Over many decades of consumer dispute resolution, the RMI has consistently maintained a settlement rate in excess of 90% of the more than 20,000 complaints and inquiries it receives through its various regional offices, annually.

So how does it work? “We always encourage consumers to first try and resolve the matter directly with the supplier. If this doesn’t work, consumers who remain dissatisfied with the goods or services can approach the RMI for assistance. Firstly, you will need to visit the RMI website and download the complaint referral form. You then need to complete the form and submit it, together with all supporting evidence, to the nearest RMI regional office. The assigned RMI department will then start the process of looking into the matter,” says Schoeman.

The mediation process is non-legal and therefore no legal representation is allowed unless otherwise advised and is done without prejudice. “For these services, the RMI has a no-charge policy, unless during the process a technical inspection and report is required. The costs of these services will be for the complainant’s account.”

Schoeman says it’s also important to note that no unsigned or half-filled in forms will be processed. “The RMI prefers that all contact be in writing for everyone’s protection. This also ensures the RMI’s impartiality,” he explains.

“The process is quick and effective. In most cases, disputes are resolved through the facilitation process. If no suitable outcome can be reached, the vehicle owner can then escalate the case to the MIOSA.”

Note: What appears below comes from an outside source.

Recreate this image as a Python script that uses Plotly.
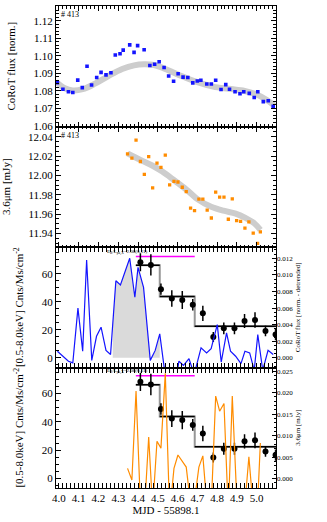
import plotly.graph_objects as go
from plotly.subplots import make_subplots

# panel 1: CoRoT optical light curve
corot_t = [3.992, 4.020, 4.048, 4.070, 4.095, 4.118, 4.142, 4.165, 4.191, 4.213, 4.238, 4.263,
           4.285, 4.309, 4.325, 4.358, 4.380, 4.398, 4.431, 4.460, 4.484, 4.507, 4.532, 4.555,
           4.580, 4.603, 4.628, 4.652, 4.677, 4.700, 4.718, 4.748, 4.771, 4.793, 4.820, 4.844,
           4.863, 4.891, 4.916, 4.935, 4.963, 4.988, 5.006, 5.034, 5.059, 5.084]
corot_flux = [1.0847, 1.0810, 1.0795, 1.0791, 1.0862, 1.0819, 1.0941, 1.0834, 1.0877, 1.0906,
              1.0892, 1.0904, 1.1005, 1.1012, 1.1033, 1.1063, 1.1020, 1.1059, 1.1035, 1.0945,
              1.0952, 1.0967, 1.0934, 1.0885, 1.0855, 1.0898, 1.0879, 1.0877, 1.0846, 1.0857,
              1.0861, 1.0840, 1.0840, 1.0861, 1.0808, 1.0836, 1.0810, 1.0795, 1.0784, 1.0795,
              1.0786, 1.0763, 1.0795, 1.0739, 1.0744, 1.0712]
corot_trend_t = [3.985, 4.03, 4.07, 4.12, 4.18, 4.25, 4.32, 4.38, 4.43, 4.48, 4.55, 4.62,
                 4.70, 4.78, 4.86, 4.94, 5.00, 5.05, 5.09]
corot_trend = [1.0853, 1.0815, 1.0803, 1.0810, 1.0840, 1.0885, 1.0925, 1.0946, 1.0952, 1.0948,
               1.0920, 1.0885, 1.0850, 1.0825, 1.0812, 1.0800, 1.0780, 1.0750, 1.0716]

# panel 2: Spitzer 3.6um
irac_t = [4.347, 4.369, 4.390, 4.412, 4.432, 4.454, 4.474, 4.496, 4.516, 4.538, 4.560, 4.582,
          4.602, 4.624, 4.644, 4.666, 4.686, 4.708, 4.728, 4.750, 4.771, 4.793, 4.813, 4.835,
          4.857, 4.877, 4.899, 4.919, 4.941, 4.961, 4.983, 5.005, 5.019]
irac_flux = [12.0223, 12.0178, 12.0366, 12.0144, 12.0011, 12.0195, 11.9871, 12.0127, 12.0083,
             12.0209, 11.9902, 11.9939, 11.9932, 11.9878, 11.9833, 11.9663, 11.9636, 11.9755,
             11.9755, 11.9642, 11.9560, 11.9827, 11.9775, 11.9775, 11.9547, 11.9758, 11.9533,
             11.9526, 11.9455, 11.9519, 11.9403, 11.9298, 11.9417]
irac_trend_t = [4.347, 4.412, 4.474, 4.521, 4.583, 4.645, 4.708, 4.770, 4.832, 4.894, 4.941,
                4.988, 5.019]
irac_trend = [12.0229, 12.0161, 12.0100, 12.0042, 11.9950, 11.9854, 11.9745, 11.9676, 11.9635,
              11.9605, 11.9564, 11.9506, 11.9437]

# panel 3: detrended CoRoT
det_t = [3.992, 4.020, 4.048, 4.070, 4.096, 4.120, 4.140, 4.166, 4.190, 4.213, 4.238, 4.261,
         4.288, 4.311, 4.331, 4.358, 4.384, 4.400, 4.428, 4.462, 4.487, 4.510, 4.537, 4.555,
         4.580, 4.607, 4.630, 4.658, 4.684, 4.719, 4.747, 4.770, 4.801, 4.821, 4.848, 4.868,
         4.894, 4.921, 4.941, 4.965, 4.988, 5.006, 5.031, 5.058, 5.084]
det_flux = [0.0008, 0.0002, -0.0004, -0.0006, 0.0060, 0.0008, 0.0118, -0.0003, 0.0026, 0.0037,
            0.0009, 0.0004, 0.0093, 0.0088, 0.0102, 0.0120, 0.0073, 0.0109, 0.0085, -0.0003,
            0.0009, 0.0029, -0.0020, -0.0035, -0.0045, -0.0004, -0.0009, -0.0001, -0.0020,
            0.0012, 0.0006, 0.0011, 0.0040, -0.0005, 0.0030, 0.0008, 0.0002, -0.0007, 0.0008,
            0.0006, -0.0015, 0.0028, -0.0015, 0.0009, 0.0004]
flare_t = [4.272, 4.288, 4.311, 4.331, 4.358, 4.384, 4.400, 4.428, 4.462, 4.487, 4.510]
flare_flux = [0.0040, 0.0093, 0.0088, 0.0102, 0.0120, 0.0073, 0.0109, 0.0085, -0.0003, 0.0009, 0.0029]

# panel 4: detrended 3.6um
det_irac = [0.0024, -0.0003, 0.0204, -0.0060, -0.0080, 0.0097, -0.0070, 0.0087, 0.0071, 0.0245,
            -0.0080, 0.0024, 0.0055, 0.0040, 0.0027, -0.0060, -0.0050, 0.0027, 0.0053, -0.0070,
            -0.0060, 0.0192, 0.0157, 0.0175, -0.0080, 0.0192, -0.0040, -0.0040, -0.0060, 0.0051,
            -0.0070, -0.0060, 0.0083]

# X-ray rate and Bayesian blocks
xray_t = [4.412, 4.465, 4.516, 4.571, 4.624, 4.677, 4.728, 4.781, 4.834, 4.888, 4.939, 4.992,
          5.045, 5.096]
xray_rate = [68.3, 66.4, 49.1, 42.4, 41.3, 37.9, 31.8, 14.9, 21.1, 21.1, 26.3, 27.0, 19.2, 16.6]
xray_err = [6.4, 7.6, 4.0, 5.9, 6.4, 4.1, 5.5, 3.6, 4.2, 4.2, 5.0, 5.5, 3.8, 4.0]
block_edges = [4.389, 4.510, 4.687, 5.10]
block_rate = [66.2, 43.9, 22.5]
flare_window = [4.389, 4.687]
flare_level = 72.5
quiescent_level = 18.0

FONT = "Liberation Serif"
BLUE = "rgb(20,20,255)"
ORANGE = "rgb(255,140,0)"

fig = make_subplots(rows=4, cols=1, shared_xaxes=True, vertical_spacing=0,
                    specs=[[{}], [{}], [{"secondary_y": True}], [{"secondary_y": True}]])

fig.add_trace(go.Scatter(x=corot_trend_t, y=corot_trend, mode="lines", line_shape="spline",
                         line=dict(color="rgb(205,205,205)", width=6)), row=1, col=1)
fig.add_trace(go.Scatter(x=corot_t, y=corot_flux, mode="markers",
                         marker=dict(symbol="square", size=3.6, color=BLUE)), row=1, col=1)

fig.add_trace(go.Scatter(x=irac_trend_t, y=irac_trend, mode="lines", line_shape="spline",
                         line=dict(color="rgb(205,205,205)", width=6)), row=2, col=1)
fig.add_trace(go.Scatter(x=irac_t, y=irac_flux, mode="markers",
                         marker=dict(symbol="square", size=3.3, color=ORANGE)), row=2, col=1)


def xray_panel(row, det_x, det_y, color, fill=False):
    if fill:
        fig.add_trace(go.Scatter(x=flare_t, y=flare_flux, mode="lines", fill="tozeroy",
                                 fillcolor="rgb(218,218,218)", line=dict(width=0)),
                      row=row, col=1, secondary_y=True)
    fig.add_trace(go.Scatter(x=det_x, y=det_y, mode="lines", line=dict(color=color, width=1.2)),
                  row=row, col=1, secondary_y=True)
    fig.add_hline(y=0, line=dict(color="rgb(170,170,170)", width=1.5), row=row, col=1)
    fig.add_hline(y=quiescent_level, line=dict(color="rgb(150,150,150)", width=1, dash="dot"),
                  row=row, col=1)
    # grey steps, black block levels
    fig.add_trace(go.Scatter(x=block_edges, y=block_rate + [block_rate[-1]], mode="lines",
                             line_shape="hv", line=dict(color="rgb(150,150,150)", width=2)),
                  row=row, col=1)
    hx, hy = [], []
    for i, r in enumerate(block_rate):
        hx += [block_edges[i], block_edges[i + 1], None]
        hy += [r, r, None]
    fig.add_trace(go.Scatter(x=hx, y=hy, mode="lines", line=dict(color="black", width=1.5)),
                  row=row, col=1)
    fig.add_trace(go.Scatter(x=flare_window, y=[flare_level] * 2, mode="lines",
                             line=dict(color="rgb(255,0,255)", width=1.5)), row=row, col=1)
    fig.add_trace(go.Scatter(x=xray_t, y=xray_rate, mode="markers",
                             marker=dict(size=6, color="black"),
                             error_y=dict(type="data", array=xray_err, color="black",
                                          thickness=1.5, width=0)), row=row, col=1)
    fig.add_annotation(x=4.345, y=75.5, text="E<sub>R</sub>/L<sub>pk,X</sub>=2.08(0.11)",
                       showarrow=False, font=dict(size=5, family=FONT, color="black"),
                       row=row, col=1)


xray_panel(3, det_t, det_flux, BLUE, fill=True)
xray_panel(4, irac_t, det_irac, ORANGE)

for row in (1, 2):
    fig.add_annotation(x=4.0, y=1, xref="x", yref="y domain" if row == 1 else "y2 domain",
                       xanchor="left", yanchor="top", yshift=-2, text="# 413",
                       showarrow=False, font=dict(size=8, family=FONT, color="black"))

axis_common = dict(showline=True, linecolor="black", linewidth=1, ticks="inside", ticklen=5,
                   tickcolor="black", showgrid=False, zeroline=False,
                   tickfont=dict(family=FONT, size=11, color="black"),
                   title_font=dict(family=FONT, size=11, color="black"))

fig.update_xaxes(range=[3.985, 5.098], dtick=0.1, tick0=4.0, tickformat=".1f",
                 mirror="allticks", minor=dict(ticks="inside", ticklen=2.5, dtick=0.02,
                                               tickcolor="black"), **axis_common)
fig.update_xaxes(title_text="MJD - 55898.1", title_standoff=2, row=4, col=1)

fig.update_yaxes(range=[1.0597, 1.1285], dtick=0.01, tickformat=".2f", mirror="allticks",
                 minor=dict(ticks="inside", ticklen=2.5, dtick=0.002, tickcolor="black"),
                 title_text="CoRoT flux [norm.]", row=1, col=1, **axis_common)
fig.update_yaxes(range=[11.926, 12.0506], dtick=0.02, tickformat=".2f", mirror="allticks",
                 minor=dict(ticks="inside", ticklen=2.5, dtick=0.005, tickcolor="black"),
                 title_text="3.6μm [mJy]", row=2, col=1, **axis_common)

ylab = "[0.5-8.0keV] Cnts/Ms/cm<sup>-2</sup>"
for row, rng in ((3, [-6.9, 79.2]), (4, [-6.6, 78.4])):
    fig.update_yaxes(range=rng, dtick=20, mirror=True, title_text=ylab,
                     minor=dict(ticks="inside", ticklen=2.5, dtick=5, tickcolor="black"),
                     row=row, col=1, secondary_y=False, **axis_common)

right_common = dict(showline=False, ticks="inside", ticklen=4, tickcolor="black",
                    showgrid=False, zeroline=False, tickformat=".3f",
                    tickfont=dict(family=FONT, size=7, color="black"),
                    title_font=dict(family=FONT, size=7, color="black"), title_standoff=2)
fig.update_yaxes(range=[-0.00116, 0.01336], dtick=0.002,
                 minor=dict(ticks="inside", ticklen=2, dtick=0.0005, tickcolor="black"),
                 title_text="CoRoT flux [norm. - detrended]", row=3, col=1, secondary_y=True,
                 **right_common)
fig.update_yaxes(range=[-0.00217, 0.02586], dtick=0.005,
                 minor=dict(ticks="inside", ticklen=2, dtick=0.001, tickcolor="black"),
                 title_text="3.6μm [mJy]", row=4, col=1, secondary_y=True, **right_common)

fig.update_layout(width=327, height=522, margin=dict(l=52, r=37, t=5, b=34),
                  showlegend=False, plot_bgcolor="white", paper_bgcolor="white",
                  hovermode=False, font=dict(family=FONT, color="black"))

# drop the browser's default body margin so the figure sits at the window corner
fig.write_html("out.html", config={"displayModeBar": False},
               post_script="document.body.style.margin='0';")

Once again, he highlights the importance of only dealing with accredited RMI members. “We want consumers to know that they do not have to accept a service that is below par from an RMI member. We believe in transparency and best business practices. We are an industry that believes in excellence. RMI members have to adhere to strict standards to retain their membership, so the likelihood of needing dispute resolution is lower when using an RMI member.”

“Your car is the second largest investment you will make after your home. Taking your car in for a repair can be a costly exercise. Getting what you pay for, i.e. a car that is running properly and fully repaired, should be the obvious outcome. If this hasn’t been your experience, then remember that there is a dispute resolution process,” he concludes.